Needless to say, I finished my breakfast on the far side of the pond.

Rather than wait an hour for the park rangers to show up (and probably charge me money to enter the park), I backtracked down 23 to the nearest parking area, which happened to be the Steeny Kill Lake boat launch. Such mountaintop lakes, I later learned, are an exclusively Northern phenomenon; it and its neighbors were gouged out by glaciers during the last ice age. New Jersey was the southern limit of the ice sheets, so this place and all my subsequent destinations would all bear marks of glacial activity.

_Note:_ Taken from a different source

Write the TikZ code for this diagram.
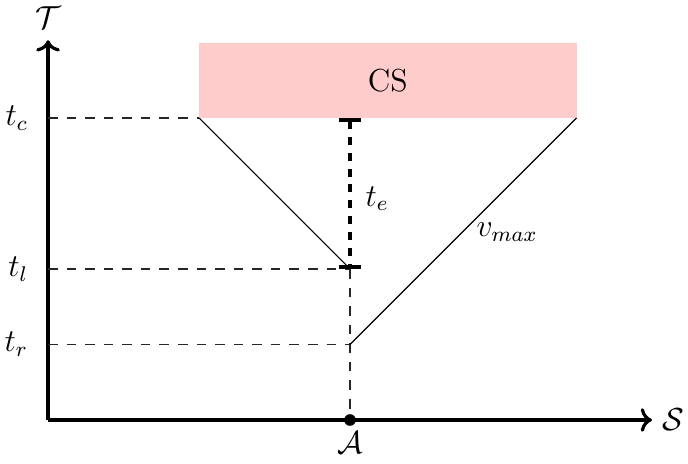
\documentclass[tikz,border=0pt]{standalone}
\usetikzlibrary{arrows.meta}
\begin{document}
\begin{tikzpicture}[x=1cm,y=1cm,
  axis/.style={line width=1.2pt,-{To}},
  guide/.style={dashed,dash pattern=on 3.6pt off 3.4pt,black!85},
  lbl/.style={font=\large},
  dot/.style={circle,fill=black,inner sep=0pt,minimum size=4.4pt}]
\useasboundingbox (-0.636,-0.57) rectangle (8.477,5.563);
\fill[red!20] (2,4) rectangle (7,5);
\node[lbl] (cs) at (4.5,4.5) {CS};
\coordinate (O) at (0,0);
\coordinate (Xe) at (8,0);
\coordinate (Ye) at (0,5.03);
\draw[axis] (O) -- (Xe) node[right,lbl] (S) {$\mathcal{S}$};
\draw[axis] (O) -- (Ye) node[above=3pt,lbl,inner sep=1pt] (T) {$\mathcal{T}$};
\coordinate (yc) at (0,4);
\coordinate (yl) at (0,2);
\coordinate (yr) at (0,1);
\coordinate (c2) at (2,4);
\coordinate (c4) at (4,4);
\coordinate (l4) at (4,2);
\coordinate (r4) at (4,1);
\coordinate (c7) at (7,4);
\node[lbl,left=4pt] (tc) at (yc) {$t_c$};
\node[lbl,left=4pt] (tl) at (yl) {$t_l$};
\node[lbl,left=4pt] (tr) at (yr) {$t_r$};
\draw[guide] (yc) -- (c2);
\draw[guide] (yl) -- (l4);
\draw[guide] (yr) -- (r4);
\node[dot] (A) at (4,0) {};
\node[lbl,below=1pt] (Al) at (A) {$\mathcal{A}$};
\draw[guide] (l4) -- (A);
\draw (c2) -- (l4);
\draw (r4) -- (c7);
\draw[line width=1.4pt,dashed,{|[width=8pt]}-{|[width=8pt]}] (c4) -- (l4);
\node[lbl] (te) at (4.36,2.93) {$t_e$};
\node[lbl] (vm) at (6.08,2.49) {$v_{max}$};
\end{tikzpicture}
\end{document}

The lake itself was beautiful in the morning sun:

clear and blue, not like the artificial, algaed, muddy messes they pass off as "lakes" down south. A high ridge overshadowed the lake; atop it, in the distance, I could see the white marble obelisk marking the high point. A blue-blazed trail ran along the lakeshore in that general direction. I followed it to the lake's end, then into the trees. The trail slowly rose through a clearing carpeted with ferns:

Halfway up a ridge, it joined in a T with another trail, this one blazed red and green. I took the right fork, then followed it to its conclusion at a road in the park's upper picnic area.

Which was quite lovely. Maybe it is the Garden State, after all.
Ascending the gradient, I headed up the park road, then turned aside onto one last gravelly trail that took me to the high point.

A sharp gust blasted me as I emerged from under the trees. High Point, like Cheaha Mountain back in Alabama, is another short-but-prominent ridge-crest exposed to all sorts of unseasonal weather by virtue of its prominence. The monument itself was closed, but I braved the winds long enough to capture the 360-degree view from its deck:

I had to retake this one a couple of times--the Lars kept blowing over.
then retreated to the (relatively) sheltered rocks below. The Lars admired their glacier-scarred surface:

"Mmm! Tastes frosty!"
I turned north towards the distant Catskills. They looked so rugged against the horizon... and in just a few days I would drive even farther north to climb even higher peaks.

Well, I wouldn't summit Marcy, Washington, and Katahdin by standing around on this Jersey hill. I took one last look at the monument:
That thing definitely has a Washington complex.
and backtracked to the trailhead.

While I was gone, the boat launch lot had filled with boat-trailered pickup trucks. I maneuvered out from between them, then drove on to the Taconic Highlands of New York, whose corner I would cut into Connecticut.